Initial project scaffold

2026-04-10 13:22:19 +00:00
commit 7fa69b1354
94 changed files with 3964 additions and 0 deletions
--- a/docs/gpu_basics.md
+++ b/docs/gpu_basics.md
@@ -0,0 +1,30 @@
+# GPU Basics
+
+This lab assumes you are learning GPU kernels as structured data-parallel programs.
+
+## Core Ideas
+
+- GPU throughput comes from massive parallelism, not a single fast thread.
+- Launch geometry determines which logical elements each thread or program instance owns.
+- Global memory is large and slow relative to on-chip storage.
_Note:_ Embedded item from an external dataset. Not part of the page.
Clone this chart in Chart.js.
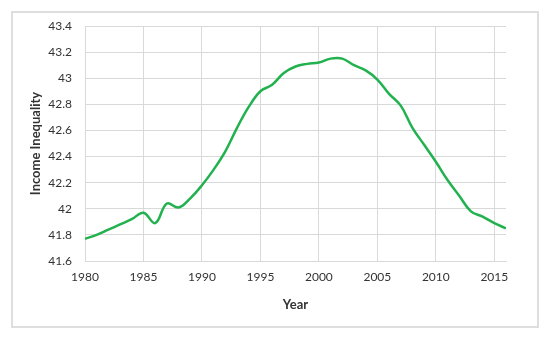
<!DOCTYPE html>
<html>
<head>
<meta charset="utf-8">
<script src="https://cdn.jsdelivr.net/npm/chart.js@4/dist/chart.umd.min.js"></script>
<style>
  body { margin: 0; background: #fff; }
  #wrap { position: relative; width: 550px; height: 340px; }
  #frame { position: absolute; left: 11px; top: 11px; width: 528px; height: 317px;
           border: 2px solid #dedede; box-sizing: border-box; }
  canvas { position: absolute; left: 0; top: 0; }
</style>
</head>
<body>
<div id="wrap">
  <div id="frame"></div>
  <canvas id="myChart" width="550" height="340"></canvas>
</div>
<script>
// values
var years = [1980, 1981, 1982, 1983, 1984, 1985, 1986, 1987, 1988, 1989,
             1990, 1991, 1992, 1993, 1994, 1995, 1996, 1997, 1998, 1999,
             2000, 2001, 2002, 2003, 2004, 2005, 2006, 2007, 2008, 2009,
             2010, 2011, 2012, 2013, 2014, 2015, 2016]
var inequality = [41.77, 41.80, 41.84, 41.88, 41.92, 41.97, 41.89, 42.04, 42.01, 42.08,
                  42.18, 42.30, 42.44, 42.62, 42.78, 42.90, 42.95, 43.04, 43.09, 43.11,
                  43.12, 43.15, 43.15, 43.10, 43.06, 42.99, 42.88, 42.79, 42.62, 42.49,
                  42.36, 42.22, 42.10, 41.98, 41.94, 41.89, 41.85]
var xTicks = [1980, 1985, 1990, 1995, 2000, 2005, 2010, 2015]
var yTicks = [41.6, 41.8, 42, 42.2, 42.4, 42.6, 42.8, 43, 43.2, 43.4]

var gridColor = '#d9d9d9'
var textColor = '#333333'
var tickFont = { family: 'Lato', size: 12 }
var titleFont = { family: 'Lato', size: 13, weight: 'bold' }

var points = years.map(function (y, i) { return { x: y, y: inequality[i] } })

var ctx = document.getElementById('myChart').getContext('2d')
var myChart = new Chart(ctx, {
    type: 'line',
    data: {
        datasets: [{
            data: points,
            borderColor: '#22b14f',
            borderWidth: 2.5,
            pointRadius: 0,
            tension: 0.4,
            fill: false
        }]
    },
    options: {
        responsive: false,
        animation: false,
        layout: { padding: { top: 26, right: 44, left: 0, bottom: 0 } },
        plugins: {
            legend: { display: false },
            tooltip: { enabled: false }
        },
        scales: {
            x: {
                type: 'linear',
                min: 1980,
                max: 2016,
                afterBuildTicks: function (s) { s.ticks = xTicks.map(function (v) { return { value: v } }) },
                afterFit: function (s) { s.height = 79 },
                ticks: { font: tickFont, color: textColor, padding: 9, autoSkip: false, maxRotation: 0,
                         callback: function (v) { return String(v) } },
                grid: { color: gridColor, drawTicks: false },
                border: { color: gridColor },
                title: { display: true, text: 'Year', font: titleFont, color: textColor,
                         padding: { top: 0, bottom: 27 } }
            },
            y: {
                min: 41.6,
                max: 43.4,
                afterBuildTicks: function (s) { s.ticks = yTicks.map(function (v) { return { value: v } }) },
                afterFit: function (s) { s.width = 85 },
                ticks: { font: tickFont, color: textColor, padding: 13,
                         callback: function (v) { return String(Math.round(v * 10) / 10) } },
                grid: { color: gridColor, drawTicks: false },
                border: { color: gridColor },
                title: { display: true, text: 'Income Inequality', font: titleFont, color: textColor,
                         padding: { top: 28, bottom: 0 } }
            }
        }
    }
})
</script>
</body>
</html>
+- Kernel design is often about reducing memory traffic and increasing reuse.
+
+## Terms To Keep Straight
+
+- thread: the smallest execution entity in CUDA
+- warp: a hardware scheduling group, usually 32 threads
+- block: a cooperating group of threads with shared memory access
+- grid: the full launch of all blocks
+- program instance: Triton's block-level work abstraction
+
+## Mental Model For This Repo
+
+Each task asks the same questions in both Triton and CUDA:
+
+- What data does one unit of work own?
+- How is that ownership computed from launch indices?
+- Which reads are coalesced or contiguous?
+- Which intermediate values must be reduced?
+- Which values should be reused on chip?
+
+Keep a notebook. Write down the answers before you code.